I've had Asthma as long as I can remember. But I've always gone through most of my life feeling like I haven't had it because it's been so mild that I haven't even needed a preventer inhaler... until 3 months ago.
I remember being out with my friend and feeling suddenly wheezy. Now, bear in mind that before this day I probably used my reliever 3 times a YEAR. Yeah, that's how good it was. So on this particular day I didn't think too much of it, took my reliever and assumed that I'd wake up the next day feeling fine. That did not happen. The day after I was at work, a normal day at work, I love my job, it's rare that I feel stressed about it, so this is just to point out that no triggers were present at the time. I started coughing, now asthma has never made me cough before, wheezy sure, out of breath, yes, but never coughing. I've never had a cough like it in my life. It's dry and I can actually hear the wheezing with each cough, whenever I've had a cough with a cold it's always been chesty and productive. This cough is like nothing I've ever heard, it scared me so much. I had forgotten to take my inhaler to work on this particular day so I got an emergency prescription from my doctors and picked up my Ventolin from the nearest chemist. It eased it but I was still coughing all day, and the day after. I thought maybe I had a chest infection so I waited it out. I'd have two days of coughing and one day of feeling fine. I was to-ing and fro-ing in my mind as to what it was, whether I should go to the doctors. I eventually went three weeks after the cough started.
They told me exactly what I didn't want to hear, that it was my asthma. The nurse asked if anything had changed in my lifestyle but I wasn't doing anything different. My diet, exercise, lifestyle, work, home, it was all the same.
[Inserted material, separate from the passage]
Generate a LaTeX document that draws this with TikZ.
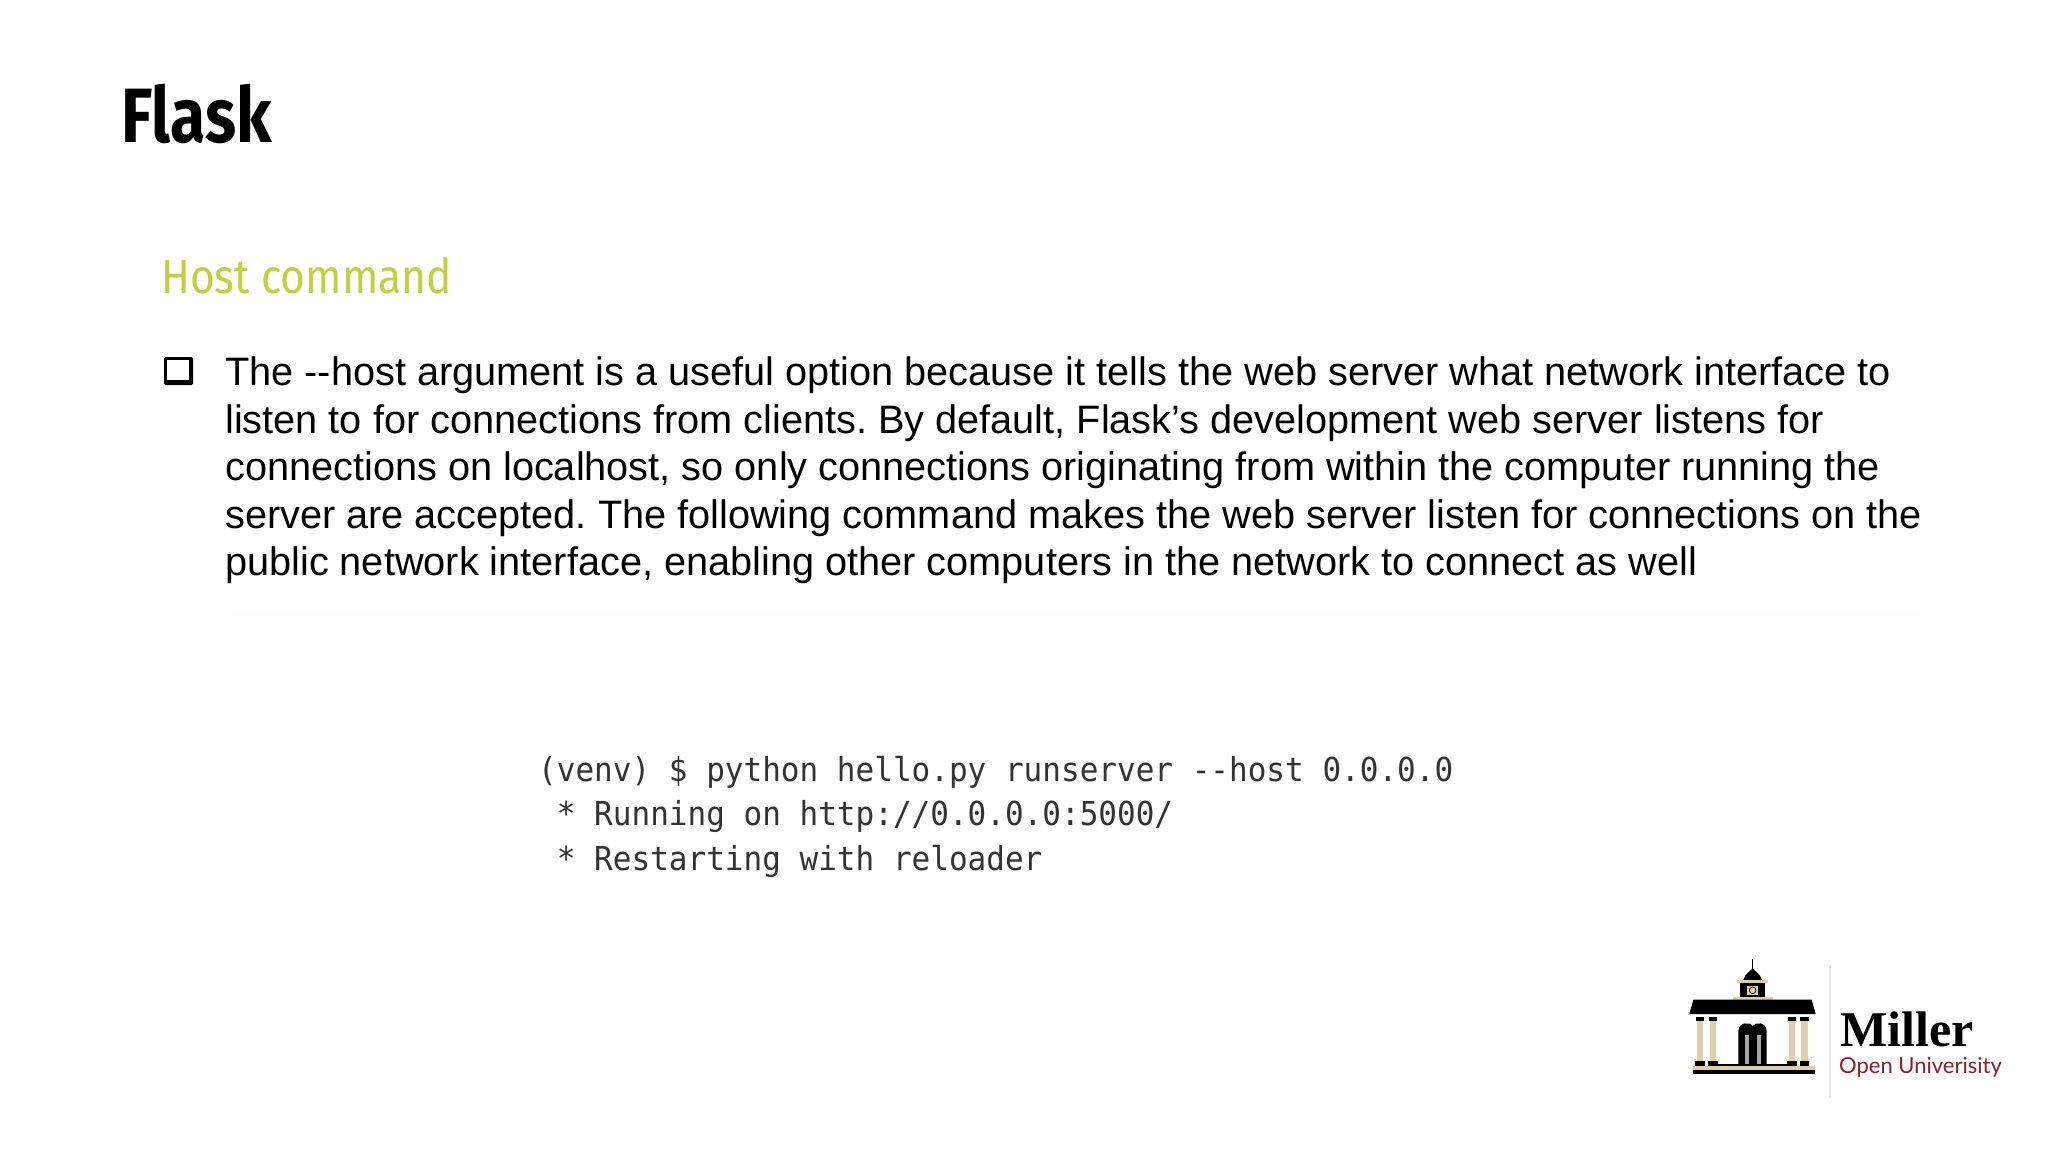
\documentclass[tikz,border=0pt]{standalone}
\usepackage{fontspec}
\setmainfont{Liberation Sans}
\newfontfamily\titlefont[FakeStretch=0.835]{Fira Sans}
\newfontfamily\hostfont[FakeStretch=0.885]{Fira Sans}
\newfontfamily\codefont[FakeStretch=0.94]{DejaVu Sans Mono}
\newfontfamily\logofont{Liberation Serif}
\newfontfamily\unifont{Lato}
\definecolor{hostcolor}{HTML}{BFD23C}
\definecolor{codecolor}{HTML}{333333}
\definecolor{pillarcolor}{HTML}{DCCFB0}
\definecolor{unicolor}{HTML}{8A1F2E}
\usetikzlibrary{positioning}

\begin{document}
\begin{tikzpicture}[x=1pt, y=-1pt,
% define styles here
titletext/.style={anchor=base west, inner sep=0pt, text=black, font=\titlefont\bfseries\fontsize{77}{80}\selectfont},
hosttext/.style={anchor=base west, inner sep=0pt, text=hostcolor, font=\hostfont\fontsize{48}{52}\selectfont},
bodytext/.style={anchor=base west, inner sep=0pt, align=left, font=\frenchspacing\fontsize{39.7}{47.6}\selectfont},
codetext/.style={anchor=base west, inner sep=0pt, align=left, text=codecolor, font=\codefont\fontsize{33}{44.7}\selectfont},
roof/.style={fill=black, draw=none},
pillar/.style={fill=pillarcolor, draw=none}
]
\useasboundingbox (0, 0) rectangle (2048, 1152);
\fill[white] (0, 0) rectangle (2048, 1152);
\fill[black!0.5] (225, 610) rectangle (1920, 1152);

\node[titletext] (title) at (121, 142) {Flask};
\node[hosttext] (host) at (161, 293) {Host command};

% bullet
\fill[black, rounded corners=1.5] (164, 357) rectangle (193, 385);
\fill[white] (167, 360) rectangle (189, 380);

% anchor is the last line
\node[bodytext] (body) at (225, 575.8) {The {-}{-}host argument is a useful option because it tells the web server what network interface to\\
listen to for connections from clients. By default, Flask’s development web server listens for\\
connections on localhost, so only connections originating from within the computer running the\\
server are accepted. The following command makes the web server listen for connections on the\\
public network interface, enabling other computers in the network to connect as well};

\node[codetext] (code) at (538, 870.5) {(venv) \$ python hello.py runserver {-}{-}host 0.0.0.0\\
\ * Running on http://0.0.0.0:5000/\\
\ * Restarting with reloader};

% logo
\begin{scope}[shift={(1660, 940)}, x=0.3333pt, y=-0.3333pt]
\draw[black, line width=1] (278, 58) -- (278, 90);
\fill[roof] (250, 120) .. controls (255, 100) and (270, 95) .. (278, 85) .. controls (286, 95) and (300, 100) .. (306, 120) -- cycle;
\fill[pillar] (232, 120) rectangle (325, 130);
\fill[roof] (240, 130) rectangle (315, 172);
\fill[pillar] (262, 137) rectangle (293, 165);
\draw[black, line width=0.7] (278, 151) circle (10);
\fill[pillar] (218, 172) rectangle (338, 179);
\fill[roof] (100, 179) -- (455, 179) -- (467, 222) -- (88, 222) -- cycle;
\foreach \px in {120, 159, 396, 434} {
\fill[pillar] (\px-10, 244) rectangle (\px+10, 362);
\fill[roof] (\px-13, 231) rectangle (\px+13, 244);
\fill[roof] (\px-14, 362) rectangle (\px+14, 377);
}
\fill[roof] (235, 375) -- (235, 275) .. controls (235, 245) and (270, 245) .. (278, 258) .. controls (286, 245) and (320, 245) .. (320, 275) -- (320, 375) -- cycle;
\fill[black!35] (254, 285) rectangle (266, 375);
\fill[black!35] (290, 285) rectangle (302, 375);
\fill[roof] (172, 373) rectangle (383, 377);
\fill[pillar] (100, 377) rectangle (465, 391);
\fill[roof] (100, 391) rectangle (465, 401);
\fill[black!10] (507, 75) rectangle (512, 475);
\node[anchor=base west, inner sep=0pt, font=\logofont\bfseries\fontsize{50}{52}\selectfont] (miller) at (540, 318) {Miller};
\node[anchor=base west, inner sep=0pt, text=unicolor, font=\unifont\fontsize{22}{24}\selectfont] (uni) at (537, 400) {Open Univerisity};
\end{scope}
\end{tikzpicture}
\end{document}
The ONLY thing that had happened recently was that I moved in with my friend 6 months prior to my asthma getting worse. Now she does have cats and a dog. I'm very allergic to cats, but I have lived with one before for 11 years with no asthma symptoms. They aren't allowed in my room and spend most of their time outside anyway and even if it was my new home environment, WHY HAD IT TAKEN SIX MONTHS TO FEEL THE EFFECTS OF IT?
Anyway, the asthma nurse put me back on Clenil Modulite 200 micrograms. It was two weeks til my check up. She told me it would take a few days to start working. Day 3 into taking clenil, I was at a wedding. I tried to dance and sing to ONE song and it was so difficult that I had to keep stopping to catch my breath, this had never happened before. Day 5 was the worst ever. I was due to go to London the following day as my American relatives were visiting, that didn't happen because I was up until 2am, unable to lie down until I could breathe better. I had taken my Ventolin 3 times that night. I was distraught. Finally on day 7 I felt like things were improving but I still didn't feel 100%. When I had my check up the nurse was very surpised when I told her how long it took for the Clenil to start working and to be honest so was I but she didn't question it and so neither did I, she sent me away telling me to continue taking Clenil for the next three months and I could review how I felt myself and if I felt ok then I could reduce how much I was taking and maybe even go back to taking nothing.
Four weeks ago I upped my dose of Clenil to 6 puffs a day because I was needing to take my reliever more and more again. I hoped that this would make things better. It didn't. Two weeks ago I went back to my doctors and I told them that I had upped the dosage and it still wasn't working properly. My asthma hasn't been keeping me up at night but it is now affecting my quality of life. I told the doctor this, and that I was wanting to start going for runs in the evening but was too scared to exert myself because I knew I'd have to take my reliever. I swim every Monday, I have done for the past two years. Swimming now makes me wheezy. Every. Single. Time. I can't do the amount of lengths I used to or go as fast and its so frustrating.
So the doctor has now put me on Fostair, the same one my dad is on. This made me really upset. My dads asthma is terrible, but even he told me the Fostair has basically made his breathing so good that he now doesn't take it at all.
I'm here because I'm angry, upset and confused. I've now been on Fostair for two weeks and I still don't think its working. I still cough occasionally, I still get wheezy, I have to sometimes take it during the day as a reliever, I still can't swim like I used to. My chest feels heavy and tight and painful every day. My mum keeps asking me if it's actually asthma at all, and it makes me wonder if the doctors have done enough tests. It's like the medication works for a week and then my body gets used to it so fast that it may as well be void. I know other people have it a lot worse than I do but I'm scared at the speed in which this is accelerating. I don't want to move onto whatever is after Fostair. I'm only just coming to terms with the fact that I have asthma after my breathing being so normal for so long. I'm 26 years old by the way, I was diagnosed as a kid but, like I say, I've never had it bad (although I guess I can't say that anymore)
Has anyone else been through something similar, where it's been so mild and then suddenly really bad? I just feel so alone in this and so frustrated that I'm sitting here three months after my cough started and still wondering if it'll ever get better.